Identify the lines in the data below that contain "matplotlib" and give only how many there are.

***** Recorded information

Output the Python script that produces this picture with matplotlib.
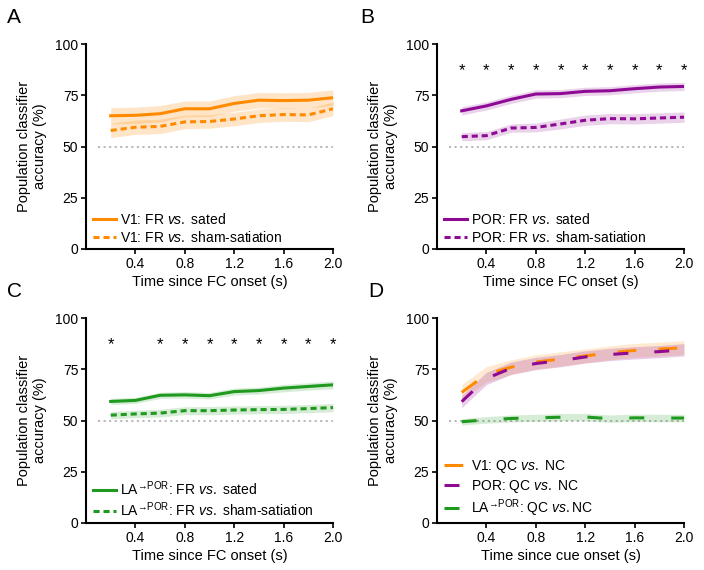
import numpy as np
import matplotlib.pyplot as plt

plt.rcParams['font.family'] = ['Liberation Sans', 'DejaVu Sans']
plt.rcParams['mathtext.fontset'] = 'custom'
plt.rcParams['mathtext.rm'] = 'Liberation Sans'
plt.rcParams['mathtext.it'] = 'Liberation Sans:italic'
plt.rcParams['lines.scale_dashes'] = False

# time bins (s)
time = [0.2, 0.4, 0.6, 0.8, 1.0, 1.2, 1.4, 1.6, 1.8, 2.0]

# panel A: V1
v1_sated = [65.0, 65.2, 66.0, 68.4, 68.4, 71.0, 72.6, 72.4, 72.6, 73.8]
v1_sated_err = [4.0, 4.0, 4.0, 3.8, 3.8, 3.8, 3.8, 3.8, 3.8, 3.8]
v1_sham = [57.8, 59.4, 59.8, 62.0, 62.2, 63.4, 65.0, 65.6, 65.4, 68.4]
v1_sham_err = [3.5, 3.5, 3.5, 3.3, 3.3, 3.3, 3.3, 3.3, 3.3, 3.3]

# panel B: POR
por_sated = [67.4, 69.8, 73.0, 75.6, 75.8, 76.9, 77.2, 78.2, 79.0, 79.3]
por_sated_err = [2.0, 2.0, 2.0, 2.0, 2.0, 2.0, 2.0, 2.0, 2.0, 2.0]
por_sham = [54.8, 55.3, 59.0, 59.3, 61.0, 62.8, 63.6, 63.5, 63.9, 64.3]
por_sham_err = [2.0, 2.0, 2.0, 2.2, 2.4, 2.5, 2.5, 2.5, 2.5, 2.5]
por_stars = [0.2, 0.4, 0.6, 0.8, 1.0, 1.2, 1.4, 1.6, 1.8, 2.0]

# panel C: LA->POR
la_sated = [59.3, 59.8, 62.3, 62.5, 62.1, 64.1, 64.6, 65.8, 66.6, 67.4]
la_sated_err = [1.5, 1.5, 1.5, 1.6, 1.6, 1.7, 1.7, 1.8, 1.8, 1.9]
la_sham = [52.6, 53.2, 53.6, 54.8, 54.8, 55.1, 55.3, 55.4, 55.8, 56.3]
la_sham_err = [1.8, 1.8, 1.9, 1.9, 2.0, 2.0, 2.0, 2.0, 2.0, 2.0]
la_stars = [0.2, 0.6, 0.8, 1.0, 1.2, 1.4, 1.6, 1.8, 2.0]

# panel D: quinine cue vs neutral cue
v1_qc = [63.7, 72.5, 76.0, 78.5, 80.0, 81.5, 83.0, 84.2, 84.8, 85.5]
v1_qc_err = [3.8, 3.8, 3.6, 3.5, 3.5, 3.4, 3.4, 3.4, 3.4, 3.4]
por_qc = [59.2, 70.5, 75.5, 77.8, 79.2, 81.0, 82.2, 83.0, 83.6, 84.5]
por_qc_err = [3.0, 3.0, 3.0, 3.0, 3.0, 3.0, 3.0, 3.0, 3.0, 3.0]
la_qc = [49.4, 50.3, 51.0, 51.3, 51.6, 51.7, 50.9, 51.3, 51.2, 51.2]
la_qc_err = [1.6, 1.6, 1.7, 1.7, 1.8, 1.8, 1.8, 1.8, 1.8, 1.8]

STAR_Y = 90
CHANCE = 50

ORANGE = '#FF8A00'
PURPLE = '#8E0A94'
GREEN = '#1F9A1F'
VS = r'$\mathit{vs.}$'
LA = r'LA$^{\mathrm{→POR}}$'


def band(ax, y, err, color, alpha=0.22):
    y = np.array(y)
    err = np.array(err)
    ax.fill_between(time, y - err, y + err, color=color, alpha=alpha, lw=0)


def style(ax, xlabel):
    ax.set_xlim(0, 2.0)
    ax.set_ylim(0, 100)
    ax.set_xticks([0.4, 0.8, 1.2, 1.6, 2.0])
    ax.set_yticks([0, 25, 50, 75, 100])
    for s in ['top', 'right']:
        ax.spines[s].set_visible(False)
    for s in ['left', 'bottom']:
        ax.spines[s].set_linewidth(1.5)
    ax.tick_params(direction='out', length=3.5, width=1.2, labelsize=10, pad=2)
    ax.axhline(CHANCE, xmin=0.05, xmax=1.0, color='#aaaaaa', ls=(0, (1.5, 2.5)), lw=1.2, zorder=0)
    ax.set_xlabel(xlabel, fontsize=10.5, labelpad=3)
    ax.set_ylabel('Population classifier\naccuracy (%)', fontsize=10.5, labelpad=6)


def stars(ax, xs):
    for x in xs:
        ax.annotate('*', (x, STAR_Y), xytext=(0, -8), textcoords='offset points',
                    ha='center', va='baseline', fontsize=12)


fig = plt.figure(figsize=(7.04, 5.70), dpi=100)
W, H = 247 / 704, 205 / 570
axA = fig.add_axes([86 / 704, 1 - 249 / 570, W, H])
axB = fig.add_axes([437 / 704, 1 - 249 / 570, W, H])
axC = fig.add_axes([86 / 704, 1 - 523 / 570, W, H])
axD = fig.add_axes([437 / 704, 1 - 523 / 570, W, H])

dash = (0, (4.4, 2.8))
leg_kw = dict(loc='lower left', frameon=False, fontsize=10, handlelength=1.6,
              handletextpad=0.35, labelspacing=0.2, borderpad=0, borderaxespad=0)

# A
band(axA, v1_sated, v1_sated_err, ORANGE)
band(axA, v1_sham, v1_sham_err, ORANGE)
axA.plot(time, v1_sated, color=ORANGE, lw=2.2, label='V1: FR ' + VS + ' sated')
axA.plot(time, v1_sham, color=ORANGE, lw=2.2, ls=dash, label='V1: FR ' + VS + ' sham-satiation')
style(axA, 'Time since FC onset (s)')
axA.legend(bbox_to_anchor=(0.03, 0.02), **leg_kw)

# B
band(axB, por_sated, por_sated_err, PURPLE, 0.18)
band(axB, por_sham, por_sham_err, PURPLE, 0.18)
axB.plot(time, por_sated, color=PURPLE, lw=2.2, label='POR: FR ' + VS + ' sated')
axB.plot(time, por_sham, color=PURPLE, lw=2.2, ls=dash, label='POR: FR ' + VS + ' sham-satiation')
stars(axB, por_stars)
style(axB, 'Time since FC onset (s)')
axB.legend(bbox_to_anchor=(0.03, 0.02), **leg_kw)

# C
band(axC, la_sated, la_sated_err, GREEN, 0.18)
band(axC, la_sham, la_sham_err, GREEN, 0.18)
axC.plot(time, la_sated, color=GREEN, lw=2.2, label=LA + ': FR ' + VS + ' sated')
axC.plot(time, la_sham, color=GREEN, lw=2.2, ls=dash, label=LA + ': FR ' + VS + ' sham-satiation')
stars(axC, la_stars)
style(axC, 'Time since FC onset (s)')
axC.legend(bbox_to_anchor=(0.03, 0.02), **leg_kw)

# D
band(axD, v1_qc, v1_qc_err, ORANGE, 0.18)
band(axD, por_qc, por_qc_err, PURPLE, 0.2)
band(axD, la_qc, la_qc_err, GREEN, 0.18)
axD.plot(time, v1_qc, color=ORANGE, lw=2.2, ls=(0, (13.5, 16)), label='V1: QC ' + VS + ' NC')
axD.plot(time, por_qc, color=PURPLE, lw=2.2, ls=(0, (10.8, 18.7)), label='POR: QC ' + VS + ' NC')
axD.plot(time, la_qc, color=GREEN, lw=2.2, ls=(0, (10.8, 19.4)), label=LA + ': QC ' + VS + 'NC')
style(axD, 'Time since cue onset (s)')
axD.legend(bbox_to_anchor=(0.03, 0.02), **leg_kw)

for label, x, y in [('A', 7, 23), ('B', 360, 23), ('C', 7, 297), ('D', 368, 297)]:
    fig.text(x / 704, 1 - y / 570, label, fontsize=15, ha='left', va='baseline')

fig.savefig('out.png', dpi=100)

**********

→ Output of the exercise
2